Just recently on a clip from The Taste, a reality show based on a cooking competition, I heard Chef/Author Anthony Bourdain say that a dish served to him tasted like it had been prepared by someone who had never had sex.
I applauded him for what he said.
To sample food prepared by someone who has never gone beyond salt and pepper–who has never explored how the co-mingling of sweet and savory or how the overlapping of textures can light up a diner’s palate would be a culinary bore at best.
And the reason for such lackluster, unmemorable presentations at the dinner table is that the so-called chef has never in any other area of her life, experienced the incredulity of being taken to a higher level, of seeing good transformed into better or best, or of hearing music when there are no instruments in the room.

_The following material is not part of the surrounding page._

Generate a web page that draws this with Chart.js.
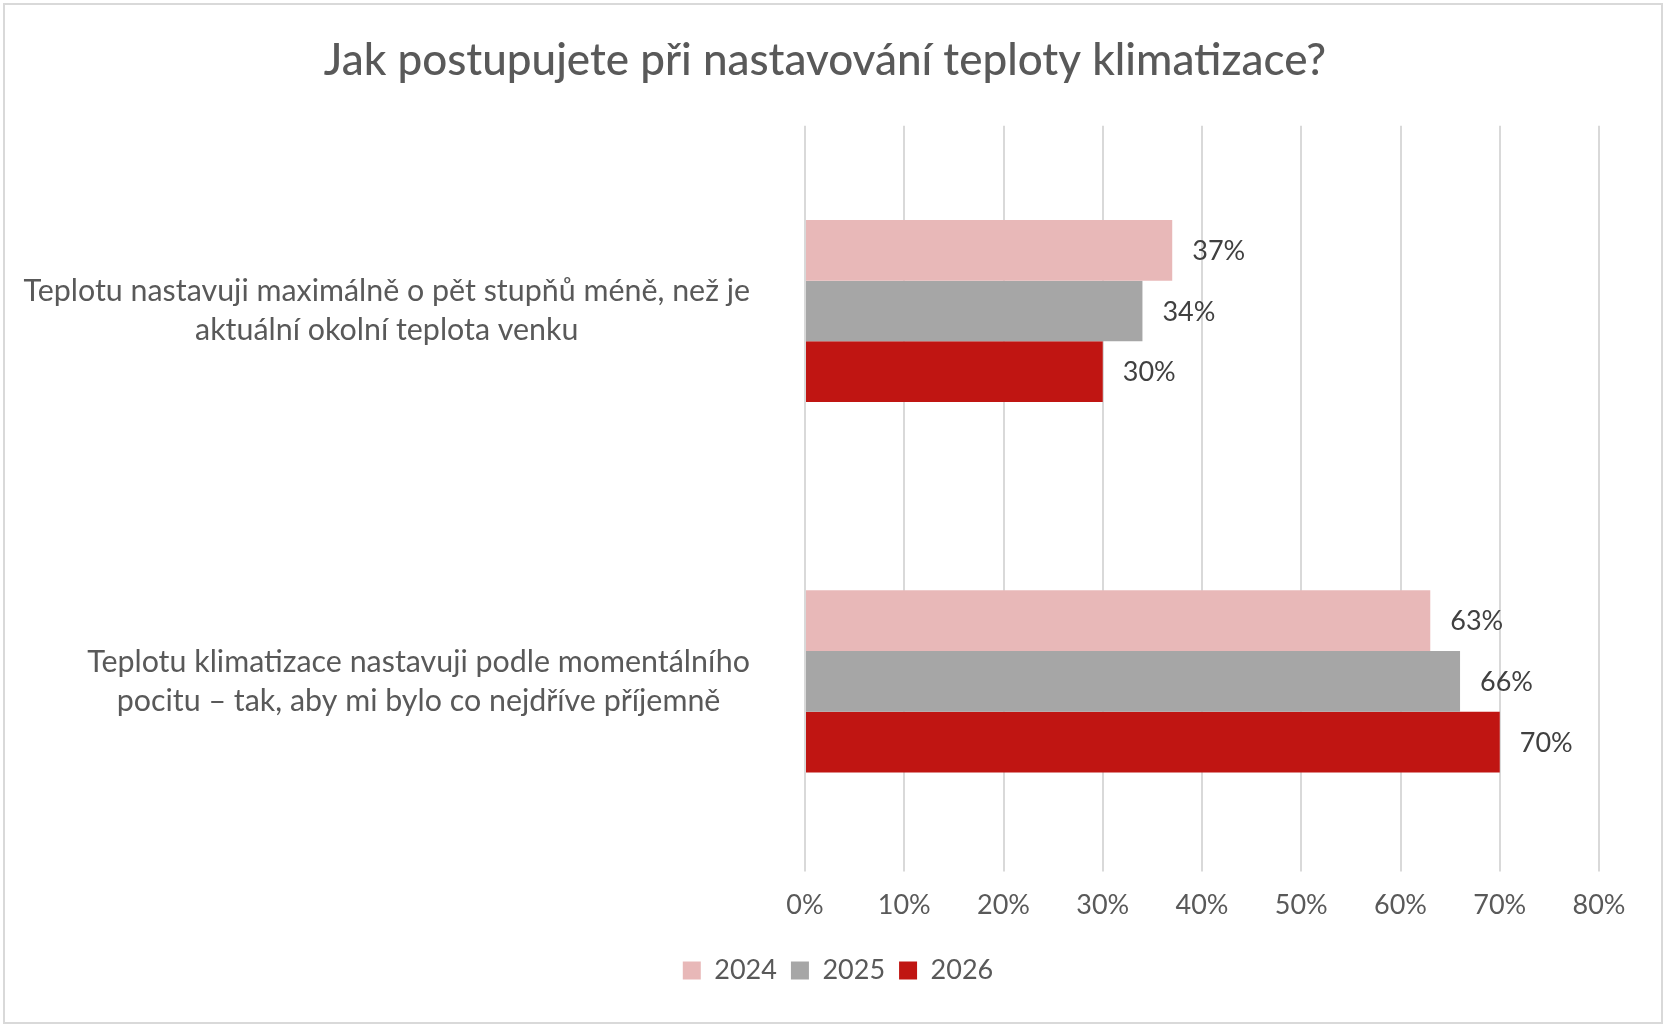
<!DOCTYPE html>
<html>
<head>
<meta charset="utf-8">
<script src="https://cdn.jsdelivr.net/npm/chart.js@4/dist/chart.umd.min.js"></script>
<style>
  html, body { margin: 0; padding: 0; background: #fff; }
  #wrap { position: relative; width: 1666px; height: 1026px; }
</style>
</head>
<body>
<div id="wrap"><canvas id="chart" width="1666" height="1026"></canvas></div>
<script>
// data
const TITLE = 'Jak postupujete při nastavování teploty klimatizace?';
const categories = [
  ['Teplotu nastavuji maximálně o pět stupňů méně, než je', 'aktuální okolní teplota venku'],
  ['Teplotu klimatizace nastavuji podle momentálního', 'pocitu – tak, aby mi bylo co nejdříve příjemně']
];
const years = ['2024', '2025', '2026'];
const values2024 = [0.37, 0.63];
const values2025 = [0.34, 0.66];
const values2026 = [0.30, 0.70];
const xTicks = [0, 0.1, 0.2, 0.3, 0.4, 0.5, 0.6, 0.7, 0.8];

const colors = ['#E8B8B8', '#A6A6A6', '#C01512'];
const FONT = 'Lato';

const pct = v => Math.round(v * 100) + '%';

// outer chart border, like the spreadsheet chart object
const frame = {
  id: 'frame',
  beforeDraw(chart) {
    const ctx = chart.ctx;
    ctx.save();
    ctx.fillStyle = '#fff';
    ctx.fillRect(0, 0, chart.width, chart.height);
    ctx.strokeStyle = '#d9d9d9';
    ctx.lineWidth = 2;
    ctx.strokeRect(4, 4, chart.width - 8, chart.height - 7);
    ctx.restore();
  },
  // legend sits a little right of the title centre and lower in the original
  afterLayout(chart) {
    const lg = chart.legend;
    if (lg) {
      lg.left += 13;
      lg.right += 13;
      lg.top += 5;
      lg.bottom += 5;
    }
  }
};

// value labels at the end of each bar
const barLabels = {
  id: 'barLabels',
  afterDatasetsDraw(chart) {
    const ctx = chart.ctx;
    ctx.save();
    ctx.font = '27px ' + FONT;
    ctx.fillStyle = '#404040';
    ctx.textAlign = 'left';
    ctx.textBaseline = 'middle';
    chart.data.datasets.forEach((ds, i) => {
      chart.getDatasetMeta(i).data.forEach((bar, j) => {
        ctx.fillText(pct(ds.data[j]), bar.x + 20, bar.y + 1);
      });
    });
    ctx.restore();
  }
};

// category labels: lines centred inside a block that ends near the plot
const catLabels = {
  id: 'catLabels',
  afterDraw(chart) {
    const ctx = chart.ctx;
    const y = chart.scales.y;
    const right = chart.chartArea.left - 55;
    const lh = 39;
    ctx.save();
    ctx.font = '30.4px ' + FONT;
    ctx.fillStyle = '#595959';
    ctx.textAlign = 'center';
    ctx.textBaseline = 'middle';
    categories.forEach((lines, i) => {
      const w = Math.max(...lines.map(l => ctx.measureText(l).width));
      const cx = right - w / 2;
      const cy = y.getPixelForValue(i);
      lines.forEach((l, k) => {
        ctx.fillText(l, cx, cy + (k - (lines.length - 1) / 2) * lh);
      });
    });
    ctx.restore();
  }
};

new Chart(document.getElementById('chart'), {
  type: 'bar',
  data: {
    labels: categories,
    datasets: [
      { label: years[0], data: values2024, backgroundColor: colors[0] },
      { label: years[1], data: values2025, backgroundColor: colors[1] },
      { label: years[2], data: values2026, backgroundColor: colors[2] }
    ]
  },
  options: {
    indexAxis: 'y',
    responsive: false,
    animation: false,
    devicePixelRatio: 1,
    categoryPercentage: 0.492,
    barPercentage: 1,
    layout: { padding: { top: 22, right: 67, bottom: 37, left: 51 } },
    plugins: {
      title: {
        display: true,
        text: TITLE,
        color: '#595959',
        font: { family: FONT, size: 44, weight: 500 },
        padding: { top: 12, bottom: 39 }
      },
      legend: {
        position: 'bottom',
        labels: {
          boxWidth: 18,
          boxHeight: 18,
          padding: 14,
          color: '#595959',
          font: { family: FONT, size: 27 }
        }
      },
      tooltip: { enabled: false }
    },
    scales: {
      x: {
        min: 0,
        max: 0.8,
        afterBuildTicks: s => { s.ticks = xTicks.map(v => ({ value: v })); },
        ticks: {
          callback: v => pct(v),
          color: '#595959',
          font: { family: FONT, size: 27 },
          padding: 17
        },
        grid: { color: '#d9d9d9', lineWidth: 2, drawTicks: true, tickLength: 5 },
        border: { display: false }
      },
      y: {
        ticks: { display: false },
        grid: { display: false },
        border: { display: false },
        afterFit: s => { s.width = 754; }
      }
    }
  },
  plugins: [frame, barLabels, catLabels]
});
</script>
</body>
</html>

Unaware of the existence of another reality, she settles for the guarded, mundane safety of the virginal approach, believing it is sufficient–especially if she labels it with a fancy, French name. And meanwhile, she cheats her diners out of the curried, smoked, succulent wonder they might have enjoyed, in lieu of food rivaled only by the next meal served to them by a culinary virgin.
So, for the culinary virgin, sex may be the answer.
For the would-be spouse, however, it most certainly is not.
That’s because marriage is not about sex; it’s about relationship. And if you enter marriage as a relationship virgin, you are in big trouble. If you wait until your wedding night to experience being fully exposed and fully accepted, you’ll need I.V. Dramamine to settle you in after the rocky boat ride you’ll probably have.
Long before you say, “I do,” know what it is to wrestle all night with God, to be burned, yet not consumed, to be disappointed and alright at the same time, to experience forgiveness you know you don’t deserve, to see something truly come from absolutely nothing, to witness mountains moved and tossed into the sea, to see God far exceed anything you know how to hope for, to live in the reckless abandon of true faith, or to party with God and dance the dance of the reconciled.
The relationship virgin knows nothing of this, and is no more ready to be married than the culinary virgin is ready to be a contestant on The Taste. She will be a marital bore, and never go beyond the depth of a Lifetime movie.
Let’s leave that relationship virginity at the door where marriage is concerned, and let what you’ve experienced with God transform your vision of all things spicy and hot!